• [To do]: Repeat the lines below exactly as they appear, but leave out the images.

• [Data excerpt]:

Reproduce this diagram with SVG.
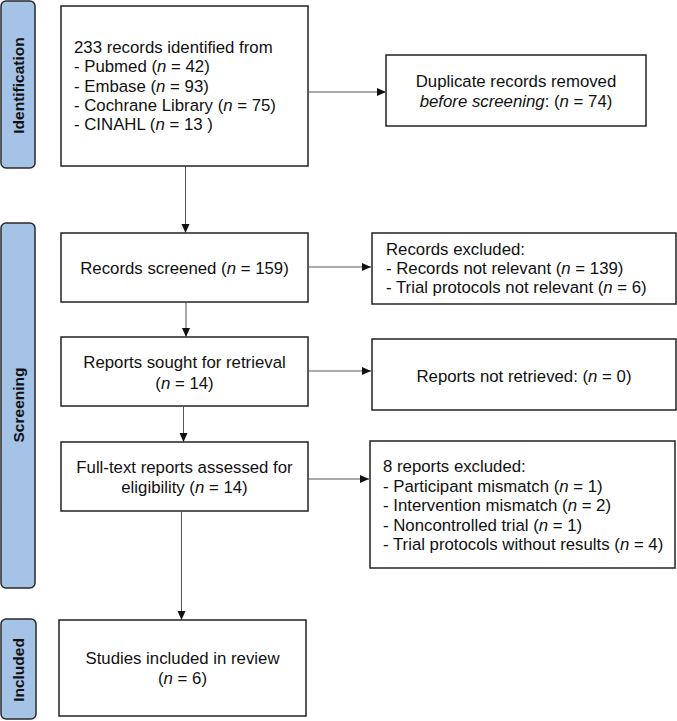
<svg xmlns="http://www.w3.org/2000/svg" width="677" height="721" viewBox="0 0 677 721">
<style>
text{font-family:"Liberation Sans",Arial,sans-serif;font-size:16.8px;fill:#111}
.it{font-style:italic}
.box{fill:#fff;stroke:#222;stroke-width:1.5}
.side{fill:#a4c3e7;stroke:#2a2a2a;stroke-width:1.5}
.lab{font-weight:bold;font-size:15.5px}
.con{stroke:#555;stroke-width:1;fill:none;marker-end:url(#ah)}
</style>
<defs>
<marker id="ah" markerUnits="userSpaceOnUse" markerWidth="10" markerHeight="10" refX="9" refY="4" orient="auto">
<path d="M0,0 L9,4 L0,8 Z" fill="#111"/>
</marker>
</defs>
<g id="side-identification">
<rect class="side" x="1" y="1" width="34" height="167" rx="5"/>
<text class="lab" transform="translate(24,85.5) rotate(-90)" text-anchor="middle">Identification</text>
</g>
<g id="side-screening">
<rect class="side" x="1" y="223" width="34" height="365" rx="5"/>
<text class="lab" transform="translate(24,405) rotate(-90)" text-anchor="middle">Screening</text>
</g>
<g id="side-included">
<rect class="side" x="1" y="619" width="35" height="100" rx="5"/>
<text class="lab" transform="translate(24,670) rotate(-90)" text-anchor="middle">Included</text>
</g>
<g id="identified">
<rect class="box" x="61" y="6" width="247" height="160"/>
<text x="74" y="53">233 records identified from</text>
<text x="74" y="72">- Pubmed (<tspan class="it">n</tspan> = 42)</text>
<text x="74" y="91.5">- Embase (<tspan class="it">n</tspan> = 93)</text>
<text x="74" y="111">- Cochrane Library (<tspan class="it">n</tspan> = 75)</text>
<text x="74" y="130">- CINAHL (<tspan class="it">n</tspan> = 13 )</text>
</g>
<g id="duplicates">
<rect class="box" x="386" y="55" width="260" height="71"/>
<text x="516" y="87" text-anchor="middle">Duplicate records removed</text>
<text x="516" y="106.5" text-anchor="middle"><tspan class="it">before screening</tspan>: (<tspan class="it">n</tspan> = 74)</text>
</g>
<g id="screened">
<rect class="box" x="61" y="233" width="247" height="69"/>
<text x="184.5" y="274" text-anchor="middle">Records screened (<tspan class="it">n</tspan> = 159)</text>
</g>
<g id="excluded1">
<rect class="box" x="372" y="233" width="304" height="71"/>
<text x="386" y="255">Records excluded:</text>
<text x="386" y="274">- Records not relevant (<tspan class="it">n</tspan> = 139)</text>
<text x="386" y="293">- Trial protocols not relevant (<tspan class="it">n</tspan> = 6)</text>
</g>
<g id="sought">
<rect class="box" x="61" y="337" width="247" height="69"/>
<text x="184.5" y="368" text-anchor="middle">Reports sought for retrieval</text>
<text x="184.5" y="389" text-anchor="middle">(<tspan class="it">n</tspan> = 14)</text>
</g>
<g id="notretrieved">
<rect class="box" x="372" y="339" width="304" height="71"/>
<text x="524" y="381.5" text-anchor="middle">Reports not retrieved: (<tspan class="it">n</tspan> = 0)</text>
</g>
<g id="fulltext">
<rect class="box" x="61" y="442" width="247" height="69"/>
<text x="184.5" y="473" text-anchor="middle">Full-text reports assessed for</text>
<text x="184.5" y="493" text-anchor="middle">eligibility (<tspan class="it">n</tspan> = 14)</text>
</g>
<g id="excluded2">
<rect class="box" x="370" y="441" width="305" height="127"/>
<text x="383" y="472">8 reports excluded:</text>
<text x="383" y="491.5">- Participant mismatch (<tspan class="it">n</tspan> = 1)</text>
<text x="383" y="511">- Intervention mismatch (<tspan class="it">n</tspan> = 2)</text>
<text x="383" y="530.5">- Noncontrolled trial (<tspan class="it">n</tspan> = 1)</text>
<text x="383" y="550">- Trial protocols without results (<tspan class="it">n</tspan> = 4)</text>
</g>
<g id="included">
<rect class="box" x="59" y="620" width="247" height="96"/>
<text x="182.5" y="664" text-anchor="middle">Studies included in review</text>
<text x="182.5" y="684" text-anchor="middle">(<tspan class="it">n</tspan> = 6)</text>
</g>
<g id="connectors">
<line class="con" x1="308" y1="92" x2="386" y2="92"/>
<line class="con" x1="185.5" y1="166" x2="185.5" y2="233"/>
<line class="con" x1="308" y1="267" x2="371" y2="267"/>
<line class="con" x1="186" y1="302" x2="186" y2="337"/>
<line class="con" x1="308" y1="371" x2="371" y2="371"/>
<line class="con" x1="183.5" y1="406" x2="183.5" y2="442"/>
<line class="con" x1="308" y1="479" x2="369" y2="479"/>
<line class="con" x1="181.5" y1="511" x2="181.5" y2="620"/>
</g>
</svg>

• [Exercise response]:
Reproduce this diagram with SVG.
<svg xmlns="http://www.w3.org/2000/svg" width="677" height="721" viewBox="0 0 677 721">
<style>
text{font-family:"Liberation Sans",Arial,sans-serif;font-size:16.8px;fill:#111}
.it{font-style:italic}
.box{fill:#fff;stroke:#222;stroke-width:1.5}
.side{fill:#a4c3e7;stroke:#2a2a2a;stroke-width:1.5}
.lab{font-weight:bold;font-size:15.5px}
.con{stroke:#555;stroke-width:1;fill:none;marker-end:url(#ah)}
</style>
<defs>
<marker id="ah" markerUnits="userSpaceOnUse" markerWidth="10" markerHeight="10" refX="9" refY="4" orient="auto">
<path d="M0,0 L9,4 L0,8 Z" fill="#111"/>
</marker>
</defs>
<g id="side-identification">
<rect class="side" x="1" y="1" width="34" height="167" rx="5"/>
<text class="lab" transform="translate(24,85.5) rotate(-90)" text-anchor="middle">Identification</text>
</g>
<g id="side-screening">
<rect class="side" x="1" y="223" width="34" height="365" rx="5"/>
<text class="lab" transform="translate(24,405) rotate(-90)" text-anchor="middle">Screening</text>
</g>
<g id="side-included">
<rect class="side" x="1" y="619" width="35" height="100" rx="5"/>
<text class="lab" transform="translate(24,670) rotate(-90)" text-anchor="middle">Included</text>
</g>
<g id="identified">
<rect class="box" x="61" y="6" width="247" height="160"/>
<text x="74" y="53">233 records identified from</text>
<text x="74" y="72">- Pubmed (<tspan class="it">n</tspan> = 42)</text>
<text x="74" y="91.5">- Embase (<tspan class="it">n</tspan> = 93)</text>
<text x="74" y="111">- Cochrane Library (<tspan class="it">n</tspan> = 75)</text>
<text x="74" y="130">- CINAHL (<tspan class="it">n</tspan> = 13 )</text>
</g>
<g id="duplicates">
<rect class="box" x="386" y="55" width="260" height="71"/>
<text x="516" y="87" text-anchor="middle">Duplicate records removed</text>
<text x="516" y="106.5" text-anchor="middle"><tspan class="it">before screening</tspan>: (<tspan class="it">n</tspan> = 74)</text>
</g>
<g id="screened">
<rect class="box" x="61" y="233" width="247" height="69"/>
<text x="184.5" y="274" text-anchor="middle">Records screened (<tspan class="it">n</tspan> = 159)</text>
</g>
<g id="excluded1">
<rect class="box" x="372" y="233" width="304" height="71"/>
<text x="386" y="255">Records excluded:</text>
<text x="386" y="274">- Records not relevant (<tspan class="it">n</tspan> = 139)</text>
<text x="386" y="293">- Trial protocols not relevant (<tspan class="it">n</tspan> = 6)</text>
</g>
<g id="sought">
<rect class="box" x="61" y="337" width="247" height="69"/>
<text x="184.5" y="368" text-anchor="middle">Reports sought for retrieval</text>
<text x="184.5" y="389" text-anchor="middle">(<tspan class="it">n</tspan> = 14)</text>
</g>
<g id="notretrieved">
<rect class="box" x="372" y="339" width="304" height="71"/>
<text x="524" y="381.5" text-anchor="middle">Reports not retrieved: (<tspan class="it">n</tspan> = 0)</text>
</g>
<g id="fulltext">
<rect class="box" x="61" y="442" width="247" height="69"/>
<text x="184.5" y="473" text-anchor="middle">Full-text reports assessed for</text>
<text x="184.5" y="493" text-anchor="middle">eligibility (<tspan class="it">n</tspan> = 14)</text>
</g>
<g id="excluded2">
<rect class="box" x="370" y="441" width="305" height="127"/>
<text x="383" y="472">8 reports excluded:</text>
<text x="383" y="491.5">- Participant mismatch (<tspan class="it">n</tspan> = 1)</text>
<text x="383" y="511">- Intervention mismatch (<tspan class="it">n</tspan> = 2)</text>
<text x="383" y="530.5">- Noncontrolled trial (<tspan class="it">n</tspan> = 1)</text>
<text x="383" y="550">- Trial protocols without results (<tspan class="it">n</tspan> = 4)</text>
</g>
<g id="included">
<rect class="box" x="59" y="620" width="247" height="96"/>
<text x="182.5" y="664" text-anchor="middle">Studies included in review</text>
<text x="182.5" y="684" text-anchor="middle">(<tspan class="it">n</tspan> = 6)</text>
</g>
<g id="connectors">
<line class="con" x1="308" y1="92" x2="386" y2="92"/>
<line class="con" x1="185.5" y1="166" x2="185.5" y2="233"/>
<line class="con" x1="308" y1="267" x2="371" y2="267"/>
<line class="con" x1="186" y1="302" x2="186" y2="337"/>
<line class="con" x1="308" y1="371" x2="371" y2="371"/>
<line class="con" x1="183.5" y1="406" x2="183.5" y2="442"/>
<line class="con" x1="308" y1="479" x2="369" y2="479"/>
<line class="con" x1="181.5" y1="511" x2="181.5" y2="620"/>
</g>
</svg>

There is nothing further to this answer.